Harari’s analysis is remarkably candid. He admits that under materialism, human dignity does not exist; universal principles of justice and equality do not exist; human rights do not exist; liberty does not exist. All of these things are social constructs resulting from entirely contingent physical processes.
For a couple of centuries, we in the West have enjoyed a polity based on an attempt to infuse Christian doctrines like the equality of all men before God into our political practice. While the result has been far from perfect, compared to the great mass of men over the long stretch of history, that effort has produced a civilization that has been, by far, the freest, most prosperous, and most democratic the world has ever known. Is that civilization sustainable when its Christian foundations are crumbling under a relentless onslaught of metaphysical materialism?

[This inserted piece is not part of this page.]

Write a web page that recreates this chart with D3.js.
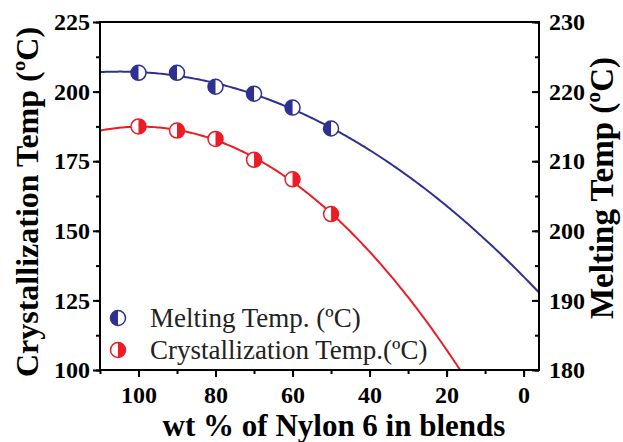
<!DOCTYPE html>
<html>
<head>
<meta charset="utf-8">
<script src="https://cdn.jsdelivr.net/npm/d3@7"></script>
<style>
  body { margin: 0; background: #fff; }
  svg { display: block; }
  text { font-family: "Liberation Serif", "Times New Roman", serif; }
</style>
</head>
<body>
<div id="chart"></div>
<script>
// wt % of Nylon 6
const nylonPct = [100, 90, 80, 70, 60, 50];
// right axis series
const meltingTemp = [222.7, 222.7, 220.7, 219.7, 217.7, 214.7];
// left axis series
const crystTemp = [187.5, 186, 183, 175.5, 168.5, 156];

const xTicks = [100, 80, 60, 40, 20, 0];
const leftTicks = [100, 125, 150, 175, 200, 225];
const rightTicks = [180, 190, 200, 210, 220, 230];

const width = 623, height = 442;
const margin = { top: 22, right: 84, bottom: 72, left: 100 };
const innerW = width - margin.left - margin.right;
const innerH = height - margin.top - margin.bottom;

const BLUE = '#2e3192';
const RED = '#ed1c24';

const svg = d3.select('#chart').append('svg')
  .attr('width', width)
  .attr('height', height);

const g = svg.append('g')
  .attr('transform', `translate(${margin.left},${margin.top})`);

const x = d3.scaleLinear().domain([110, -4]).range([0, innerW]);
const yLeft = d3.scaleLinear().domain([100, 225]).range([innerH, 0]);
const yRight = d3.scaleLinear().domain([180, 230]).range([innerH, 0]);

// quadratic least-squares fit, same as the original fitted curves
function quadFit(xs, ys) {
  let s = [0, 0, 0, 0, 0], t = [0, 0, 0];
  xs.forEach((xi, i) => {
    for (let k = 0; k < 5; k++) s[k] += Math.pow(xi, k);
    for (let k = 0; k < 3; k++) t[k] += ys[i] * Math.pow(xi, k);
  });
  const M = [[s[0], s[1], s[2], t[0]], [s[1], s[2], s[3], t[1]], [s[2], s[3], s[4], t[2]]];
  for (let i = 0; i < 3; i++) {
    for (let j = i + 1; j < 3; j++) {
      const f = M[j][i] / M[i][i];
      for (let k = i; k < 4; k++) M[j][k] -= f * M[i][k];
    }
  }
  const c = [0, 0, 0];
  for (let i = 2; i >= 0; i--) {
    let v = M[i][3];
    for (let k = i + 1; k < 3; k++) v -= M[i][k] * c[k];
    c[i] = v / M[i][i];
  }
  return v => c[0] + c[1] * v + c[2] * v * v;
}

const fitMelt = quadFit(nylonPct, meltingTemp);
const fitCryst = quadFit(nylonPct, crystTemp);
const curveX = d3.range(110, -4.01, -0.5);

// clip to the plot area
svg.append('defs').append('clipPath').attr('id', 'plot-clip')
  .append('rect').attr('width', innerW).attr('height', innerH);

const lines = g.append('g').attr('clip-path', 'url(#plot-clip)');

lines.append('path')
  .datum(curveX)
  .attr('fill', 'none')
  .attr('stroke', BLUE)
  .attr('stroke-width', 2)
  .attr('d', d3.line().x(d => x(d)).y(d => yRight(fitMelt(d))));

lines.append('path')
  .datum(curveX)
  .attr('fill', 'none')
  .attr('stroke', RED)
  .attr('stroke-width', 2)
  .attr('d', d3.line().x(d => x(d)).y(d => yLeft(fitCryst(d))));

// half-filled circle marker
function halfMarker(sel, cx, cy, color, leftHalf) {
  const r = 7.5;
  sel.append('circle')
    .attr('cx', cx).attr('cy', cy).attr('r', r)
    .attr('fill', '#fff')
    .attr('stroke', color)
    .attr('stroke-width', 1.5);
  sel.append('path')
    .attr('d', `M${cx},${cy - r}A${r},${r} 0 0 ${leftHalf ? 0 : 1} ${cx},${cy + r}Z`)
    .attr('fill', color);
}

const markers = g.append('g');
nylonPct.forEach((p, i) => {
  halfMarker(markers, x(p), yRight(meltingTemp[i]), BLUE, true);
  halfMarker(markers, x(p), yLeft(crystTemp[i]), RED, false);
});

// axes
const tickFont = sel => sel.selectAll('text')
  .style('font-family', '"Liberation Serif", "Times New Roman", serif')
  .style('font-size', '24px')
  .style('font-weight', 'bold')
  .attr('fill', '#000');

const styleAxis = sel => {
  sel.select('.domain').remove();
  sel.selectAll('line').attr('stroke', '#000').attr('stroke-width', 2);
};

// minor ticks
const xMinor = g.append('g').attr('transform', `translate(0,${innerH})`)
  .call(d3.axisBottom(x).tickValues(d3.range(110, -4, -10)).tickSize(4).tickFormat(''));
styleAxis(xMinor);
const lMinor = g.append('g')
  .call(d3.axisLeft(yLeft).tickValues(d3.range(100, 226, 12.5)).tickSize(4).tickFormat(''));
styleAxis(lMinor);
const rMinor = g.append('g').attr('transform', `translate(${innerW},0)`)
  .call(d3.axisLeft(yRight).tickValues(d3.range(180, 231, 5)).tickSize(4).tickFormat(''));
styleAxis(rMinor);

const xAxis = g.append('g').attr('transform', `translate(0,${innerH})`)
  .call(d3.axisBottom(x).tickValues(xTicks).tickSize(7).tickPadding(9));
styleAxis(xAxis);
tickFont(xAxis);

const lAxis = g.append('g')
  .call(d3.axisLeft(yLeft).tickValues(leftTicks).tickSize(7).tickPadding(3));
styleAxis(lAxis);
tickFont(lAxis);

const rAxis = g.append('g').attr('transform', `translate(${innerW},0)`)
  .call(d3.axisRight(yRight).tickValues(rightTicks).tickSizeInner(-7).tickSizeOuter(0).tickPadding(10));
styleAxis(rAxis);
tickFont(rAxis);

// frame
g.append('rect')
  .attr('width', innerW).attr('height', innerH)
  .attr('fill', 'none')
  .attr('stroke', '#000')
  .attr('stroke-width', 2);

// axis titles
svg.append('text')
  .attr('text-anchor', 'middle')
  .attr('transform', `translate(38,${margin.top + innerH / 2 + 6}) rotate(-90)`)
  .style('font-size', '32px')
  .style('font-weight', 'bold')
  .text('Crystallization Temp (ºC)');

svg.append('text')
  .attr('text-anchor', 'middle')
  .attr('transform', `translate(613,${margin.top + innerH / 2 - 8}) rotate(-90)`)
  .style('font-size', '33px')
  .style('font-weight', 'bold')
  .text('Melting Temp (ºC)');

svg.append('text')
  .attr('text-anchor', 'middle')
  .attr('x', 334)
  .attr('y', 436)
  .style('font-size', '31px')
  .style('font-weight', 'bold')
  .text('wt % of Nylon 6 in blends');

// legend
const legend = g.append('g');
const legendItems = [
  { label: 'Melting Temp. (ºC)', color: BLUE, left: true },
  { label: 'Crystallization Temp.(ºC)', color: RED, left: false }
];
legendItems.forEach((d, i) => {
  const ly = 318 + i * 32 - margin.top;
  halfMarker(legend, 18, ly, d.color, d.left);
  legend.append('text')
    .attr('x', 50)
    .attr('y', ly + 9)
    .style('font-size', '27px')
    .attr('fill', '#222')
    .text(d.label);
});
</script>
</body>
</html>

Probably not. And that is why it is incumbent upon all men of good will to fight materialism with all their might. Fortunately, there is very good reason to believe that the metaphysical premises of Critical Theorists are not true. Indeed, if materialism is true, it destroys the very concept of truth and is therefore not only not true but incoherent. In a famous passage C.S. Lewis put it this way:
If the solar system was brought about by an accidental collision, then the appearance of organic life on this planet was also an accident, and the whole evolution of Man was an accident too. If so, then all our present thoughts are mere accidents—the accidental by-product of the movement of atoms. And this holds for the thoughts of the materialists and astronomers as well as for anyone else’s. But if their thoughts—i.e. of materialism and astronomy—are merely accidental by-products, why should we believe them to be true? I see no reason for believing that one accident should be able to give me a correct account of all the other accidents. It’s like expecting that the accidental shape taken by the splash when you upset a milkjug should give you a correct account of how the jug was made and why it was upset.
Go back to the summary of Critical Theory at the start of this post. One of the things the theory rejects is “rationality.” But isn’t Critical Theory itself the product of rationality? And by rejecting rationality has it not sawn off the branch upon which it is sitting?
This is just one obvious line of reasoning that undermines materialism. There are many others, including the fact that the universe had a beginning which points to Something that caused that beginning; the obvious fine-tuning of the universe for the existence of life; the digital code inside every living cell; the irreducible complexity of all living things; the self-evident existence of transcendent moral truth; the existence of mathematics as immaterial truth . . . I could go on and on.
In sum, there is certainly no reason to take materialism for granted, and there are many reasons to believe it is a false – indeed a self-referentially incoherent – account of reality.
I take hope in the fact that many millions of people in this country are not as foolish as the so-called elites. There is still time to take our country back from them. But the window is closing. Soon, I fear, it will be too late. And if we allow the materialist and their fellow travelers to gain full control of all of the levers of power, look out. It will make the Chinese Cultural Revolution and the French Terror look like a walk in the park. You think the blood that has been spilt in recent weeks is terrible? You’re right. It has been. But as the graves of one hundred million victims of materialist systems in the twentieth century bear witness, there is hardly any limit to the violence materialists are willing – indeed eager – to inflict in their pursuit of power.